AI dan Big Data memainkan peran penting, percepat proses klaim dan deteksi penipuan

Artificial Intelligence. Penerapan kecerdasan buatan (AI) dan big data memainkan peran penting, terutama dalam proses klaim dan deteksi penipuan.
Foto: dok
Artificial Intelligence. Penerapan kecerdasan buatan (AI) dan big data memainkan peran penting, terutama dalam proses klaim dan deteksi penipuan.

REPUBLIKA.CO.ID, JAKARTA — Disrupsi digital terus membentuk ulang lanskap industri keuangan dan asuransi di Indonesia. Laporan e-Conomy SEA 2024 yang dirilis Google, Temasek, dan Bain & Company mencatat ekonomi digital Asia Tenggara, termasuk Indonesia, telah mencapai nilai Gross Merchandise Value (GMV) sebesar 263 miliar dolar AS, tumbuh 15 persen secara tahunan. Dari angka tersebut, sektor e-commerce menjadi penyumbang terbesar dengan nilai 65 miliar dolar AS atau setara Rp1.082 triliun.

Percepatan digitalisasi itu turut mendorong sektor keuangan dan asuransi untuk beradaptasi cepat, baik dalam hal teknologi, tata kelola, maupun kepatuhan terhadap regulasi. Otoritas Jasa Keuangan (OJK) menegaskan transformasi digital menjadi langkah strategis untuk memperkuat industri dan meningkatkan kepercayaan publik.

“OJK menargetkan implementasi penuh POJK 11/2023 pada 2026 untuk sektor asuransi, termasuk asuransi syariah. Harapannya, industri asuransi akan tumbuh lebih sehat dengan tata kelola yang kuat,” ujar Wakil Ketua Dewan Komisioner OJK, Mirza Adityaswara, dalam forum Ijtima Sanawi 2025 di Jakarta.

Minimalkan penipuan

Transformasi digital kini tak sekadar berfokus pada efisiensi, tetapi juga memperkuat akuntabilitas di tengah rendahnya tingkat kepercayaan publik terhadap industri asuransi. Penerapan kecerdasan buatan (AI) dan big data memainkan peran penting, terutama dalam proses klaim dan deteksi penipuan.

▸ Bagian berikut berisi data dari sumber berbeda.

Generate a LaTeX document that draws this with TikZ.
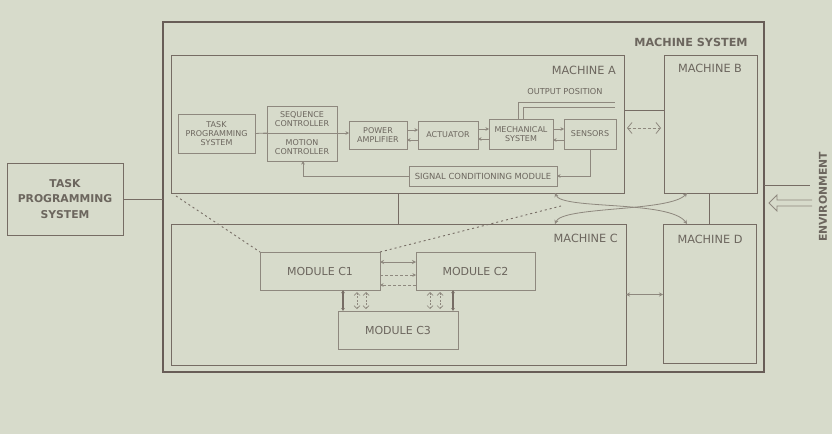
\documentclass[tikz,border=0pt]{standalone}
\usepackage{fontspec}
\setmainfont{DejaVu Sans}
\usetikzlibrary{arrows.meta}
\definecolor{bg}{RGB}{215,219,203}
\definecolor{ln}{RGB}{118,108,100}
\definecolor{frm}{RGB}{104,93,87}
\definecolor{lt}{RGB}{142,136,126}
\definecolor{tx}{RGB}{108,102,94}
\begin{document}
\begin{tikzpicture}[x=1pt,y=-1pt,
  box/.style={draw=ln, line width=0.9pt, inner sep=0pt, outer sep=0pt, anchor=north west},
  ibox/.style={draw=lt, line width=0.8pt, inner sep=0pt, outer sep=0pt, anchor=north west,
     align=center, text=tx, font=\fontsize{8}{9}\selectfont},
  mbox/.style={draw=ln, line width=0.9pt, inner sep=0pt, outer sep=0pt, anchor=north west,
     text=tx},
  lab/.style={text=tx, inner sep=0pt, font=\fontsize{11.3}{12}\selectfont},
  conn/.style={draw=ln, line width=0.8pt},
  iconn/.style={draw=lt, line width=0.8pt},
  sarr/.style={draw=lt, line width=0.7pt, -{Stealth[length=3.5pt,width=3.5pt]}},
  darr/.style={draw=lt, line width=0.8pt, {Stealth[length=4pt,width=4pt]}-{Stealth[length=4pt,width=4pt]}},
  harr/.style={draw=lt, line width=0.7pt, dashed, dash pattern=on 2pt off 1.5pt,
     {Straight Barb[open,length=3pt,width=6pt]}-{Straight Barb[open,length=3pt,width=6pt]}},
  bigharr/.style={draw=lt, line width=0.8pt, dashed, dash pattern=on 3pt off 2pt,
     {Straight Barb[open,length=4.5pt,width=11pt]}-{Straight Barb[open,length=4.5pt,width=11pt]}},
  varr/.style={draw=ln, line width=1.4pt, {Latex[length=3pt,width=4pt]}-{Latex[length=3pt,width=4pt]}},
  dsh/.style={draw=ln, line width=0.9pt, dash pattern=on 2pt off 3pt}
]
\fill[bg] (0,0) rectangle (832,434);
\useasboundingbox (0,0) rectangle (832,434);

% outer frame
\node[draw=frm, line width=2.6pt, inner sep=0pt, outer sep=0pt, anchor=north west,
      minimum width=601pt, minimum height=350pt] (frame) at (163,22) {};
\node[lab, font=\bfseries\fontsize{11.2}{12}\selectfont] (msys) at (691,42) {MACHINE SYSTEM};

% task programming system (outside)
\node[box, minimum width=116pt, minimum height=72pt, align=center, text=tx,
      font=\bfseries\fontsize{10.8}{15.5}\selectfont] (tps) at (7,163) {TASK\\PROGRAMMING\\SYSTEM};

% machines
\node[mbox, minimum width=453pt, minimum height=138pt] (ma) at (171,55) {};
\node[mbox, minimum width=93pt, minimum height=138pt] (mb) at (664,55) {};
\node[mbox, minimum width=455pt, minimum height=141pt] (mc) at (171,224) {};
\node[mbox, minimum width=93pt, minimum height=139pt] (md) at (663,224) {};
\node[lab, anchor=east] (la) at (616,70) {MACHINE A};
\node[lab] (lb) at (710,68) {MACHINE B};
\node[lab, anchor=east] (lc) at (618,238) {MACHINE C};
\node[lab] (ld) at (710,239) {MACHINE D};

% machine A internals
\node[ibox, minimum width=77pt, minimum height=39pt] (tps2) at (178,114) {TASK\\PROGRAMMING\\SYSTEM};
\node[ibox, minimum width=70pt, minimum height=27pt] (seq) at (267,106) {SEQUENCE\\CONTROLLER};
\node[ibox, minimum width=70pt, minimum height=28pt] (mot) at (267,133) {MOTION\\CONTROLLER};
\node[ibox, minimum width=58pt, minimum height=28pt] (pamp) at (349,121) {POWER\\AMPLIFIER};
\node[ibox, minimum width=60pt, minimum height=28pt] (act) at (418,121) {ACTUATOR};
\node[ibox, minimum width=64pt, minimum height=30pt] (mech) at (489,119) {MECHANICAL\\SYSTEM};
\node[ibox, minimum width=52pt, minimum height=30pt] (sens) at (564,119) {SENSORS};
\node[ibox, minimum width=148pt, minimum height=20pt, font=\fontsize{8.4}{9}\selectfont] (sig) at (409,166) {SIGNAL CONDITIONING MODULE};
\node[text=tx, inner sep=0pt, font=\fontsize{8.2}{9}\selectfont] (optxt) at (565,92) {OUTPUT POSITION};

\draw[iconn] (tps2.east) -- (seq.south west);
\draw[iconn] ([xshift=-4pt]seq.south west) -- ([xshift=4pt]seq.south east);
\draw[sarr] ([xshift=4pt]seq.south east) -- (seq.south east -| pamp.west);
\draw[sarr] ([yshift=5pt]pamp.east) -- ++(11,0);
\draw[sarr] ([yshift=-5pt]act.west) -- ++(-11,0);
\draw[sarr] ([yshift=6pt]act.east) -- ++(11,0);
\draw[sarr] ([yshift=-5pt]mech.west) -- ++(-11,0);
\draw[sarr] ([yshift=5pt]mech.east) -- ++(11,0);
\draw[sarr] ([yshift=-6pt]sens.west) -- ++(-11,0);
\coordinate (sdown) at ([xshift=26pt]sens.south west);
\draw[sarr] (sdown) |- (sig.east);
\coordinate (mup) at ([xshift=36pt]mot.south west);
\draw[sarr] (sig.west) -| (mup);

% output position (double line)
\coordinate (op1) at (615,102);
\coordinate (op2) at (615,107);
\draw[iconn] ([xshift=-2.5pt]mech.north) |- (op1);
\draw[iconn] ([xshift=2.5pt]mech.north) |- (op2);

% A <-> B
\draw[conn] ([yshift=14pt]ma.east) -- ([yshift=14pt]mb.west);
\draw[bigharr] ([yshift=-4pt,xshift=3pt]ma.east) -- ([yshift=-4pt,xshift=-3pt]mb.west);

% A-C and B-D links
\draw[conn] ([xshift=227pt]ma.south west) -- ([xshift=227pt]mc.north west);
\draw[conn] ([xshift=45pt]mb.south west) -- ([xshift=46pt]md.north west);

% crossing links
\coordinate (aBot) at ([xshift=-69pt]ma.south east);
\coordinate (cTop) at ([xshift=-71pt]mc.north east);
\coordinate (bBot) at ([xshift=23pt]mb.south west);
\coordinate (dTop) at ([xshift=24pt]md.north west);
\draw[darr] (aBot) .. controls (562,210) and (670,200) .. (dTop);
\draw[darr] (cTop) .. controls (562,206) and (670,212) .. (bBot);

% C <-> D
\draw[darr] (mc.east) -- (mc.east -| md.west);

% task programming links
\draw[conn] (tps.east) -- (tps.east -| frame.west);
\coordinate (tpsd) at (176,196);
\coordinate (c1d) at (561,206);

% modules of machine C
\node[ibox, minimum width=120pt, minimum height=38pt, font=\fontsize{11}{12}\selectfont] (c1) at (260,252) {MODULE C1};
\node[ibox, minimum width=119pt, minimum height=38pt, font=\fontsize{11}{12}\selectfont] (c2) at (416,252) {MODULE C2};
\node[ibox, minimum width=120pt, minimum height=38pt, font=\fontsize{11}{12}\selectfont] (c3) at (338,311) {MODULE C3};

\draw[dsh] (tpsd) -- (c1.north west);
\draw[dsh] (c1.north east) -- (c1d);

\draw[darr] ([yshift=9pt]c1.east) -- ([yshift=9pt]c2.west);
\draw[sarr, dashed, dash pattern=on 3pt off 2pt] ([yshift=-4pt]c1.east) -- ([yshift=-4pt]c2.west);
\draw[sarr, dashed, dash pattern=on 3pt off 2pt] ([yshift=-14pt]c2.west) -- ([yshift=-14pt]c1.east);

\coordinate (v1) at ([xshift=83pt]c1.south west);
\coordinate (v2) at ([xshift=97pt]c1.south west);
\coordinate (v3) at ([xshift=106pt]c1.south west);
\coordinate (v4) at ([xshift=14pt]c2.south west);
\coordinate (v5) at ([xshift=24pt]c2.south west);
\coordinate (v6) at ([xshift=37pt]c2.south west);
\draw[varr] (v1) -- (v1 |- c3.north);
\draw[harr] ([yshift=-2pt]v2) -- ([yshift=2pt]v2 |- c3.north);
\draw[harr] ([yshift=-2pt]v3) -- ([yshift=2pt]v3 |- c3.north);
\draw[harr] ([yshift=-2pt]v4) -- ([yshift=2pt]v4 |- c3.north);
\draw[harr] ([yshift=-2pt]v5) -- ([yshift=2pt]v5 |- c3.north);
\draw[varr] (v6) -- (v6 |- c3.north);

% environment
\coordinate (env1) at (810,185);
\draw[conn] ([yshift=12pt]frame.east) -- (env1);
\draw[draw=lt, line width=0.8pt, fill=bg] (812,200) -- (777,200) -- (777,195) -- (769,203)
   -- (777,211) -- (777,206) -- (812,206);
\node[text=tx, inner sep=0pt, rotate=90, font=\bfseries\fontsize{10.8}{12}\selectfont] (env) at (823,197) {ENVIRONMENT};
\end{tikzpicture}
\end{document}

Teknologi AI memungkinkan perusahaan asuransi memproses klaim dalam waktu kurang dari 24 jam, dari yang sebelumnya memakan waktu hingga tujuh hari. Beberapa perusahaan bahkan mencatat tingkat akurasi deteksi penipuan mencapai lebih dari 90 persen dengan proses yang sepenuhnya terdokumentasi secara digital.

Selain itu, analisis big data membantu pengembangan produk berbasis perilaku, seperti usage-based insurance yang menyesuaikan premi dengan gaya hidup pengguna. Pendekatan ini dinilai lebih adil sekaligus menekan potensi fraud, yang menurut data Asosiasi Asuransi Umum Indonesia (AAUI) mencapai sekitar 10 persen dari total klaim tahunan.

Hingga triwulan IV 2024, industri asuransi umum mencatatkan premi sebesar Rp112,9 triliun, tumbuh 8,7 persen dibandingkan periode yang sama tahun sebelumnya. Namun, tantangan pada kualitas klaim dan isu fraud tetap menjadi perhatian utama regulator.

Kendati transformasi digital terus berkembang, tingkat penetrasi asuransi di Indonesia masih tergolong rendah. Berdasarkan data OJK, rasio premi terhadap Produk Domestik Bruto (PDB) mencapai 2,80 persen per September 2024, dan sedikit turun menjadi 2,72 persen pada Februari 2025. Angka ini masih tertinggal dibandingkan Malaysia (4,8 persen) dan Singapura (11,4 persen).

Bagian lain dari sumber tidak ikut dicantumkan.